5. All three can coexist together: in a group of one of each, none will be hateful towards another.
So, is the fifth one unnecessary to postulate, in other words: can we conclude that the fifth one already follows from the other 4 statements? We are only allowed to use logical reasoning, as we otherwise know nothing about this weird culture.
Playing around with the given first four statements we can observe a few conclusions, for example:
* A group of only Rables and Gerbles does not cause issues.
* Neither does a group of only Gerbles and Blurbs.
* Rables are fine with some of the Blurbs.
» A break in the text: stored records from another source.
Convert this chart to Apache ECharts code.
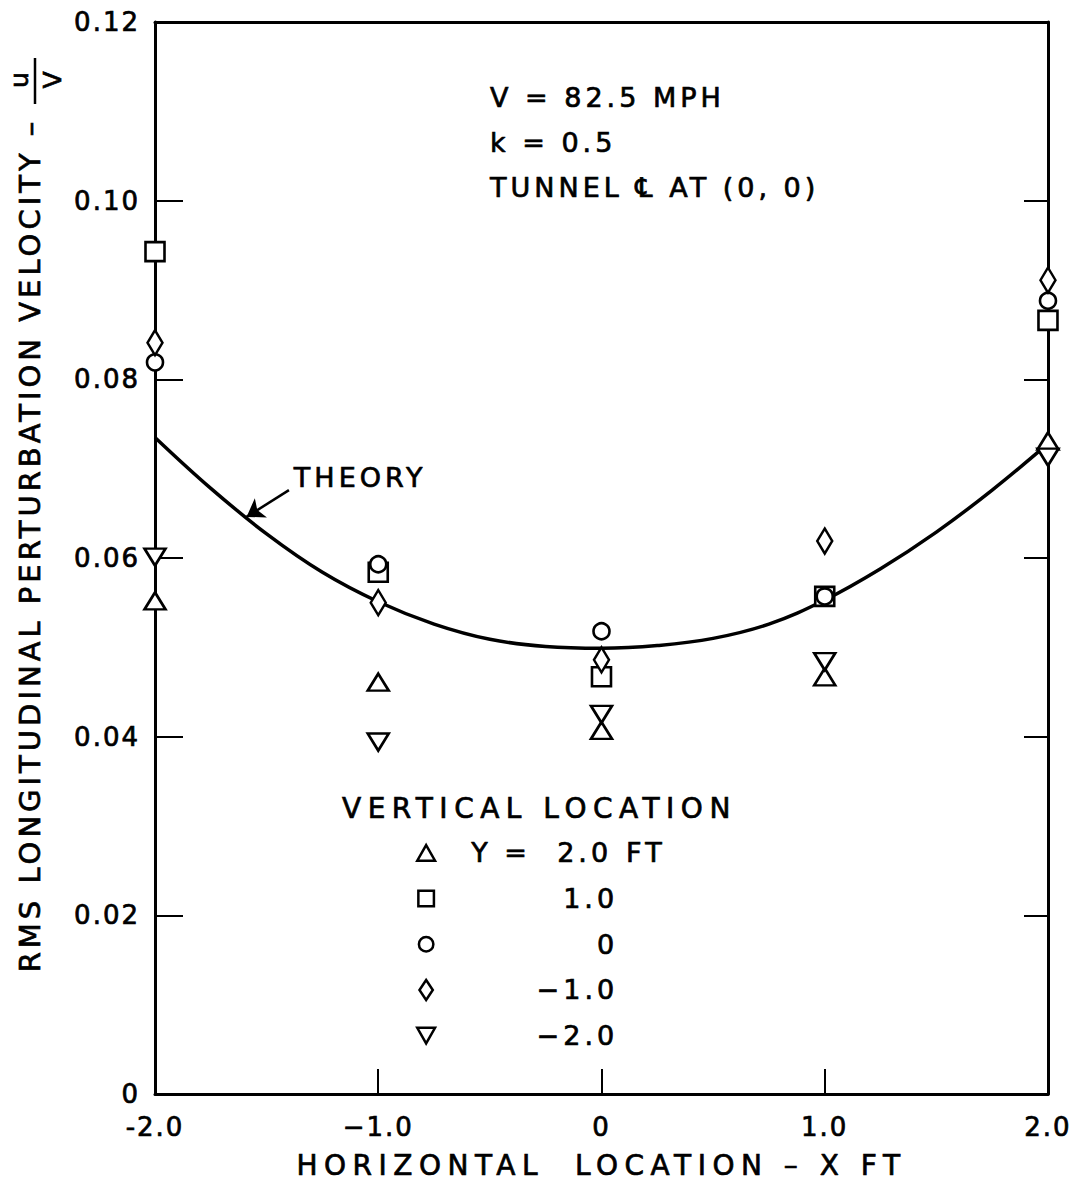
<!DOCTYPE html>
<html>
<head>
<meta charset="utf-8">
<title>RMS longitudinal perturbation velocity</title>
<script src="https://cdn.jsdelivr.net/npm/echarts@6/dist/echarts.min.js"></script>
<style>
  html, body { margin: 0; padding: 0; background: #fff; }
  #chart { width: 1072px; height: 1186px; }
  /* open, hand-lettered spacing for each text size */
  #chart text[style*="26px"] { letter-spacing: 2px; }
  #chart text[style*="27px"] { letter-spacing: 4px; }
  #chart text[style*="28px"] { letter-spacing: 6.5px; }
  #chart text[style*="29px"] { letter-spacing: 4px; }
</style>
</head>
<body>
<div id="chart"></div>
<script>
// Axis tick labels
const xTickLabels = ['-2.0', '\u22121.0', '0', '1.0', '2.0'];
const yTickLabels = ['0', '0.02', '0.04', '0.06', '0.08', '0.10', '0.12'];

// Measured u/V at each horizontal station, one list per vertical location
const keyNames = ['Y = 2.0 FT', '1.0', '0', '\u22121.0', '\u22122.0'];
const xStations = [-2, -1, 0, 1, 2];
const uY2p0 = [0.0552, 0.0461, 0.0407, 0.0467, 0.0731];
const uY1p0 = [0.0943, 0.0584, 0.0467, 0.0557, 0.0866];
const uY0p0 = [0.0819, 0.0593, 0.0518, 0.0557, 0.0888];
const uYm1p0 = [0.0841, 0.0550, 0.0486, 0.0619, 0.0911];
const uYm2p0 = [0.0601, 0.0394, 0.0425, 0.0484, 0.0713];

// Theoretical curve
const theoryX = [-2, -1.75, -1.5, -1.25, -1, -0.75, -0.5, -0.25, 0, 0.25, 0.5, 0.75, 1, 1.25, 1.5, 1.75, 2];
const theoryU = [0.0735, 0.0678, 0.0627, 0.0584, 0.0551, 0.0526, 0.0509, 0.0501, 0.0499,
                 0.0502, 0.0510, 0.0526, 0.0553, 0.0588, 0.0629, 0.0676, 0.0728];

const FONT = 'DejaVu Sans';
const INK = '#000';
// a thin outline gives the lettering the weight of pen strokes
const PEN = { textBorderColor: INK, textBorderWidth: 0.7 };

const pairs = (xs, ys) => xs.map((x, i) => [x, ys[i]]);

const markerStyle = { color: '#fff', borderColor: INK, borderWidth: 2.6, opacity: 1 };
const downTriangle = 'path://M0,0 L20,0 L10,17 Z';

const markerSeries = [
  { name: keyNames[0], data: uY2p0, symbol: 'triangle', symbolSize: [21, 17] },
  { name: keyNames[1], data: uY1p0, symbol: 'rect', symbolSize: [19, 19] },
  { name: keyNames[2], data: uY0p0, symbol: 'circle', symbolSize: 16 },
  { name: keyNames[3], data: uYm1p0, symbol: 'diamond', symbolSize: [15, 25] },
  { name: keyNames[4], data: uYm2p0, symbol: downTriangle, symbolSize: [21, 17] }
].map(s => ({
  type: 'scatter',
  name: s.name,
  symbol: s.symbol,
  symbolSize: s.symbolSize,
  itemStyle: markerStyle,
  z: 5,
  data: pairs(xStations, s.data)
}));

// Key icons, each drawn inside a 16 x 18 frame
const FRAME = 'path://M0,0 M16,18 ';
const keyIcons = [
  FRAME + 'M8,2 L16,16 L0,16 Z',
  FRAME + 'M1,2 L15,2 L15,16 L1,16 Z',
  FRAME + 'M14.5,9 A6.5,6.5 0 1 1 1.5,9 A6.5,6.5 0 1 1 14.5,9 Z',
  FRAME + 'M8,0 L14,9 L8,18 L2,9 Z',
  FRAME + 'M0,2 L16,2 L8,16 Z'
];

const richKey = (extra) => Object.assign({ fontFamily: FONT, fontSize: 27, color: INK, lineHeight: 16 }, PEN, extra);

const chart = echarts.init(document.getElementById('chart'), null, { renderer: 'svg' });

chart.setOption({
  animation: false,
  backgroundColor: '#fff',
  textStyle: { fontFamily: FONT, color: INK },
  grid: { left: 155, right: 17, top: 22, bottom: 92 },
  title: [
    {
      text: 'V = 82.5 MPH\nk = 0.5\nTUNNEL \u2104 AT (0, 0)',
      left: 490, top: 75, padding: 0,
      textStyle: Object.assign({ fontFamily: FONT, fontSize: 27, fontWeight: 'normal', color: INK, lineHeight: 45 }, PEN)
    },
    {
      text: 'VERTICAL LOCATION',
      left: 342, top: 794, padding: 0,
      textStyle: Object.assign({ fontFamily: FONT, fontSize: 28, fontWeight: 'normal', color: INK, lineHeight: 28 }, PEN)
    }
  ],
  legend: {
    orient: 'vertical',
    left: 416, top: 839, padding: 0,
    itemWidth: 18, itemHeight: 20, itemGap: 18,
    selectedMode: false,
    itemStyle: { color: '#fff', borderColor: INK, borderWidth: 2.5 },
    data: keyNames.map((n, i) => ({ name: n, icon: keyIcons[i] })),
    formatter: name => name === keyNames[0]
      ? '{a|Y =}{b|2.0}{c|FT}'
      : '{n|' + name + '}',
    textStyle: {
      fontFamily: FONT, fontSize: 27, color: INK,
      rich: {
        a: richKey({ width: 80, padding: [0, 0, 0, 31] }),
        b: richKey({ width: 67, align: 'right' }),
        c: richKey({ padding: [0, 0, 0, 12] }),
        n: richKey({ width: 178, align: 'right' })
      }
    }
  },
  xAxis: [
    {
      type: 'value', min: -2, max: 2, interval: 1,
      name: 'HORIZONTAL  LOCATION \u2013 X FT',
      nameLocation: 'middle', nameGap: 57,
      nameTextStyle: Object.assign({ fontFamily: FONT, fontSize: 28, color: INK }, PEN),
      axisLine: { show: true, onZero: false, lineStyle: { color: INK, width: 3 } },
      axisTick: { show: true, inside: true, length: 25, lineStyle: { color: INK, width: 2 } },
      axisLabel: Object.assign({
        margin: 20, fontFamily: FONT, fontSize: 26, color: INK,
        formatter: v => xTickLabels[Math.round(v + 2)]
      }, PEN),
      splitLine: { show: false }
    },
    {
      type: 'value', min: -2, max: 2, interval: 1, position: 'top',
      axisLine: { show: true, onZero: false, lineStyle: { color: INK, width: 3 } },
      axisTick: { show: false }, axisLabel: { show: false }, splitLine: { show: false }
    }
  ],
  yAxis: [
    {
      type: 'value', min: 0, max: 0.12, interval: 0.02,
      name: 'RMS LONGITUDINAL PERTURBATION VELOCITY \u2013',
      nameLocation: 'middle', nameRotate: 90, nameGap: 111,
      nameTextStyle: Object.assign({ fontFamily: FONT, fontSize: 29, color: INK, padding: [0, 0, 0, 26] }, PEN),
      axisLine: { show: true, onZero: false, lineStyle: { color: INK, width: 3 } },
      axisTick: { show: true, inside: true, length: 28, lineStyle: { color: INK, width: 2 } },
      axisLabel: Object.assign({
        margin: 15, fontFamily: FONT, fontSize: 26, color: INK,
        formatter: v => yTickLabels[Math.round(v / 0.02)]
      }, PEN),
      splitLine: { show: false }
    },
    {
      type: 'value', min: 0, max: 0.12, interval: 0.02, position: 'right',
      axisLine: { show: true, onZero: false, lineStyle: { color: INK, width: 3 } },
      axisTick: { show: true, inside: true, length: 24, lineStyle: { color: INK, width: 2 } },
      axisLabel: { show: false }, splitLine: { show: false }
    }
  ],
  graphic: [
    // u/V fraction at the end of the vertical axis title
    { type: 'text', x: 19, y: 80, rotation: Math.PI / 2,
      style: { text: 'u', font: '25px "DejaVu Sans"', fill: INK, stroke: INK, lineWidth: 0.7,
               textAlign: 'center', textVerticalAlign: 'middle' } },
    { type: 'line', shape: { x1: 35, y1: 58, x2: 35, y2: 104 },
      style: { stroke: INK, lineWidth: 2.5 } },
    { type: 'text', x: 52, y: 80, rotation: Math.PI / 2,
      style: { text: 'V', font: '25px "DejaVu Sans"', fill: INK, stroke: INK, lineWidth: 0.7,
               textAlign: 'center', textVerticalAlign: 'middle' } }
  ],
  series: [
    {
      type: 'line',
      name: 'THEORY',
      data: pairs(theoryX, theoryU),
      smooth: 0.4,
      showSymbol: false,
      symbol: 'none',
      lineStyle: { color: INK, width: 3.5 },
      z: 2,
      markLine: {
        silent: true,
        symbol: ['none', 'arrow'],
        symbolSize: 17,
        lineStyle: { color: INK, width: 2.5, type: 'solid' },
        label: { show: false },
        data: [[{ coord: [-1.40, 0.0676] }, { coord: [-1.59, 0.0646] }]]
      },
      markPoint: {
        silent: true,
        symbol: 'circle', symbolSize: 0,
        label: Object.assign({
          show: true, position: 'right', distance: 0,
          fontFamily: FONT, fontSize: 27, color: INK,
          formatter: 'THEORY'
        }, PEN),
        data: [{ coord: [-1.378, 0.0690] }]
      }
    },
    ...markerSeries
  ]
});
</script>
</body>
</html>
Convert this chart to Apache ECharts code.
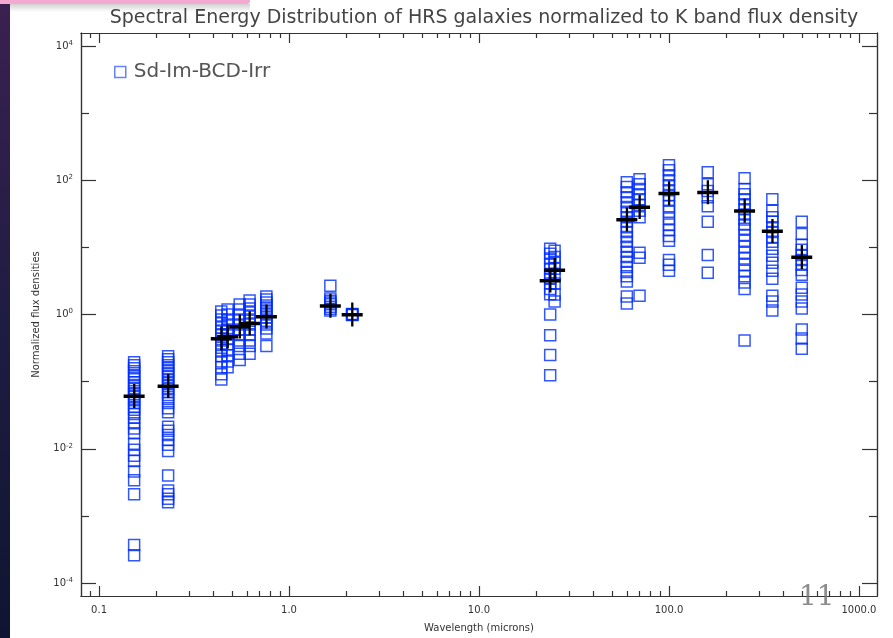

Now lets look at a sample population: we have exactly one of each, lets denote them by R(able), G(erble) and B(lurb). What do we know in that case?:
* G and B do not hate each other, themselves or R by (1).
* G is green by (2).
* As there is no other Blurb, the one, B, we have must be the blue one from (3).
* By (4), we conclude that R does not hate G nor B.
* In total, that group of three is fine, (5) holds!
But what if we instead have a slightly larger population, say R, G as above but now two Blurbs Blu and Blo, which are blue and blood-colored. Note that (1)-(4) are all satisfied again. But this time, (5) is not true, because R hates Blo, i.e. in the group R, G, Blo there will be conflict!
We conclude that there are two settings satisfying each of (1)-(4) perfectly, but only one of them also has (5) as true. Hence there cannot ever be a logical argument that (5) does follow from the others.
Important tidbit: it is not enough to only look at the second setup where (5) is wrong. Without knowing the first example, it could be that there is absolutely no viable world at all. Or reversely stated: every possible (i.e.: no!) world satisfies (5).
Now with geometry, that’s the same, the rules are only way more complex, or rather emergent. Showing that two example exist where (1)-(4) hold but only one of them has (5) as correct becomes more difficult, but it has been done. The standard examples are geometry of the plane (satisfying the 5th) and hyperbolic geometry (violating it).